THE PROBLEM –
Leave out every picture, then transcribe the rest of the listing exactly.

-*-

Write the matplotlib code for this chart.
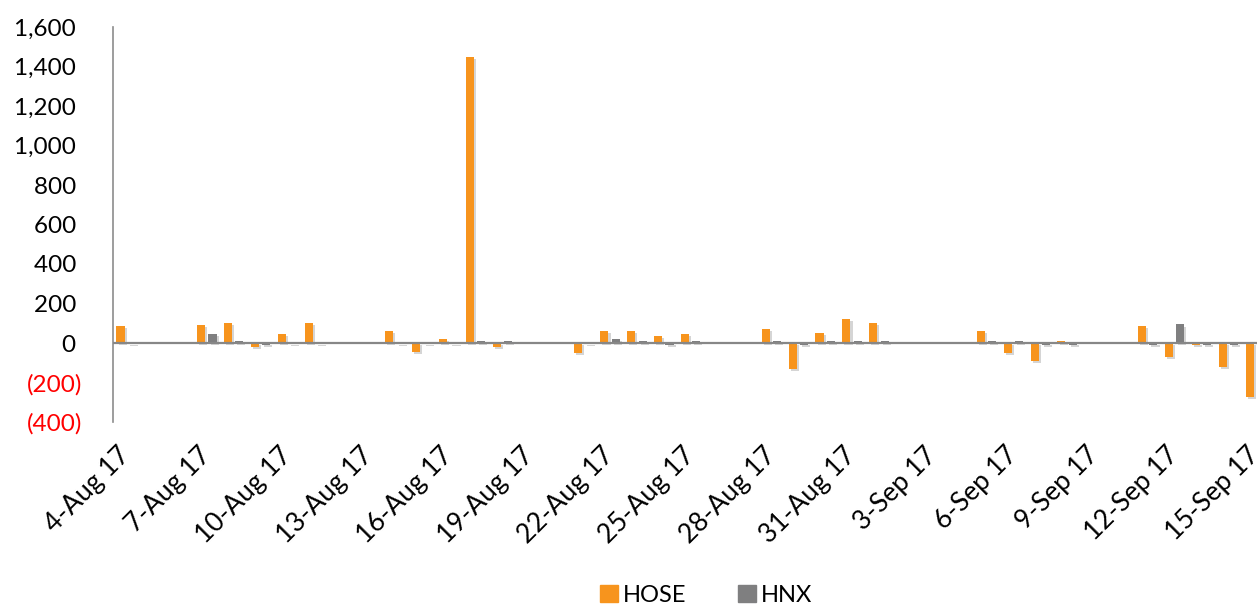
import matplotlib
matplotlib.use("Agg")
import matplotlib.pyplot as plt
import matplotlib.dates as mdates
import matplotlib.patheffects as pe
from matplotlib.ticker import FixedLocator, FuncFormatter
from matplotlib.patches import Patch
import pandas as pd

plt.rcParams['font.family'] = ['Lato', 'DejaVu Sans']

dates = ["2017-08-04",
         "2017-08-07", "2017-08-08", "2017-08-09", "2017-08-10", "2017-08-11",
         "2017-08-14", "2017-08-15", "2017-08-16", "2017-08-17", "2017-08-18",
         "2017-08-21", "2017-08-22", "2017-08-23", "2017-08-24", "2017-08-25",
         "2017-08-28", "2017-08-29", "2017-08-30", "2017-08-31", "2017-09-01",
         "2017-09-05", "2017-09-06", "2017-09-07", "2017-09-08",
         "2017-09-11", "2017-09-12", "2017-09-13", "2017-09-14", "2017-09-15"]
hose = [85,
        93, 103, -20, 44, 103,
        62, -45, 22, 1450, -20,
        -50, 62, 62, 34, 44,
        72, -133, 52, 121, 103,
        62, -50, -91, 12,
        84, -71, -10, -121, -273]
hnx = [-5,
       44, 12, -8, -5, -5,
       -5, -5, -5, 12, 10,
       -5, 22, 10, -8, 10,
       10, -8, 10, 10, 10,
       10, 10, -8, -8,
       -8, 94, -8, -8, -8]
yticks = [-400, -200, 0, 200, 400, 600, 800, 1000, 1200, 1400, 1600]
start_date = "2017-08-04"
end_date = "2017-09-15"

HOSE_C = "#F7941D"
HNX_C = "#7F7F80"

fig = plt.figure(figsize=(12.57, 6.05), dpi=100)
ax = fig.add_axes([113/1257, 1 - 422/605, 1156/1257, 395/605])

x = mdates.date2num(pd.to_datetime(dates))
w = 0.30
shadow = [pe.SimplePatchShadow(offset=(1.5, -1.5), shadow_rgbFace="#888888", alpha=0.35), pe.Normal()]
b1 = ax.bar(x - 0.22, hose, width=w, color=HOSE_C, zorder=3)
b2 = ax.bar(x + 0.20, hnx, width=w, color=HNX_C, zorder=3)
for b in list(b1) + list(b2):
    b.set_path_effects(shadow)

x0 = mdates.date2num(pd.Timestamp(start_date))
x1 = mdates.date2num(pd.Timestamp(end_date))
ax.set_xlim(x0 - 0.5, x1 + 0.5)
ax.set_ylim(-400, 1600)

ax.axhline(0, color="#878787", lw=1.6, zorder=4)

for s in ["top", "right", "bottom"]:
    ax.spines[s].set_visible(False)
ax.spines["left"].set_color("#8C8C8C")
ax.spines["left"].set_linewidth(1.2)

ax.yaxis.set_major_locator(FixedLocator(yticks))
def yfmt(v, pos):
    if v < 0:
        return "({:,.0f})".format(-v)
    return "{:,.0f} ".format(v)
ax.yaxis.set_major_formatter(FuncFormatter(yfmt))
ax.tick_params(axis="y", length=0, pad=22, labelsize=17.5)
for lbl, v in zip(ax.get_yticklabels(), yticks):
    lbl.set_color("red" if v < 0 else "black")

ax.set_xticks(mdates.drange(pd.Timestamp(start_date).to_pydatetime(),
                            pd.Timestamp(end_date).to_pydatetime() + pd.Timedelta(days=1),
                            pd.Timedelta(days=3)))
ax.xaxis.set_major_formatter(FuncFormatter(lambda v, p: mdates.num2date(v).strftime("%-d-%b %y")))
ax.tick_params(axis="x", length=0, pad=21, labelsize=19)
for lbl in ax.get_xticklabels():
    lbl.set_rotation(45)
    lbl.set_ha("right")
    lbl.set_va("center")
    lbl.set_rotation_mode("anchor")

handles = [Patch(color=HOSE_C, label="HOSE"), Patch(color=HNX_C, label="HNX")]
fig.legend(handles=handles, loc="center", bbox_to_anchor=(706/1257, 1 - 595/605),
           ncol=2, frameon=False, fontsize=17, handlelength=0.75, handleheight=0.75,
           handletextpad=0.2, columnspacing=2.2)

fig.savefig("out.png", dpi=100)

-*-

SOLUTION TO THIS TASK –
Write the matplotlib code for this chart.
import matplotlib
matplotlib.use("Agg")
import matplotlib.pyplot as plt
import matplotlib.dates as mdates
import matplotlib.patheffects as pe
from matplotlib.ticker import FixedLocator, FuncFormatter
from matplotlib.patches import Patch
import pandas as pd

plt.rcParams['font.family'] = ['Lato', 'DejaVu Sans']

dates = ["2017-08-04",
         "2017-08-07", "2017-08-08", "2017-08-09", "2017-08-10", "2017-08-11",
         "2017-08-14", "2017-08-15", "2017-08-16", "2017-08-17", "2017-08-18",
         "2017-08-21", "2017-08-22", "2017-08-23", "2017-08-24", "2017-08-25",
         "2017-08-28", "2017-08-29", "2017-08-30", "2017-08-31", "2017-09-01",
         "2017-09-05", "2017-09-06", "2017-09-07", "2017-09-08",
         "2017-09-11", "2017-09-12", "2017-09-13", "2017-09-14", "2017-09-15"]
hose = [85,
        93, 103, -20, 44, 103,
        62, -45, 22, 1450, -20,
        -50, 62, 62, 34, 44,
        72, -133, 52, 121, 103,
        62, -50, -91, 12,
        84, -71, -10, -121, -273]
hnx = [-5,
       44, 12, -8, -5, -5,
       -5, -5, -5, 12, 10,
       -5, 22, 10, -8, 10,
       10, -8, 10, 10, 10,
       10, 10, -8, -8,
       -8, 94, -8, -8, -8]
yticks = [-400, -200, 0, 200, 400, 600, 800, 1000, 1200, 1400, 1600]
start_date = "2017-08-04"
end_date = "2017-09-15"

HOSE_C = "#F7941D"
HNX_C = "#7F7F80"

fig = plt.figure(figsize=(12.57, 6.05), dpi=100)
ax = fig.add_axes([113/1257, 1 - 422/605, 1156/1257, 395/605])

x = mdates.date2num(pd.to_datetime(dates))
w = 0.30
shadow = [pe.SimplePatchShadow(offset=(1.5, -1.5), shadow_rgbFace="#888888", alpha=0.35), pe.Normal()]
b1 = ax.bar(x - 0.22, hose, width=w, color=HOSE_C, zorder=3)
b2 = ax.bar(x + 0.20, hnx, width=w, color=HNX_C, zorder=3)
for b in list(b1) + list(b2):
    b.set_path_effects(shadow)

x0 = mdates.date2num(pd.Timestamp(start_date))
x1 = mdates.date2num(pd.Timestamp(end_date))
ax.set_xlim(x0 - 0.5, x1 + 0.5)
ax.set_ylim(-400, 1600)

ax.axhline(0, color="#878787", lw=1.6, zorder=4)

for s in ["top", "right", "bottom"]:
    ax.spines[s].set_visible(False)
ax.spines["left"].set_color("#8C8C8C")
ax.spines["left"].set_linewidth(1.2)

ax.yaxis.set_major_locator(FixedLocator(yticks))
def yfmt(v, pos):
    if v < 0:
        return "({:,.0f})".format(-v)
    return "{:,.0f} ".format(v)
ax.yaxis.set_major_formatter(FuncFormatter(yfmt))
ax.tick_params(axis="y", length=0, pad=22, labelsize=17.5)
for lbl, v in zip(ax.get_yticklabels(), yticks):
    lbl.set_color("red" if v < 0 else "black")

ax.set_xticks(mdates.drange(pd.Timestamp(start_date).to_pydatetime(),
                            pd.Timestamp(end_date).to_pydatetime() + pd.Timedelta(days=1),
                            pd.Timedelta(days=3)))
ax.xaxis.set_major_formatter(FuncFormatter(lambda v, p: mdates.num2date(v).strftime("%-d-%b %y")))
ax.tick_params(axis="x", length=0, pad=21, labelsize=19)
for lbl in ax.get_xticklabels():
    lbl.set_rotation(45)
    lbl.set_ha("right")
    lbl.set_va("center")
    lbl.set_rotation_mode("anchor")

handles = [Patch(color=HOSE_C, label="HOSE"), Patch(color=HNX_C, label="HNX")]
fig.legend(handles=handles, loc="center", bbox_to_anchor=(706/1257, 1 - 595/605),
           ncol=2, frameon=False, fontsize=17, handlelength=0.75, handleheight=0.75,
           handletextpad=0.2, columnspacing=2.2)

fig.savefig("out.png", dpi=100)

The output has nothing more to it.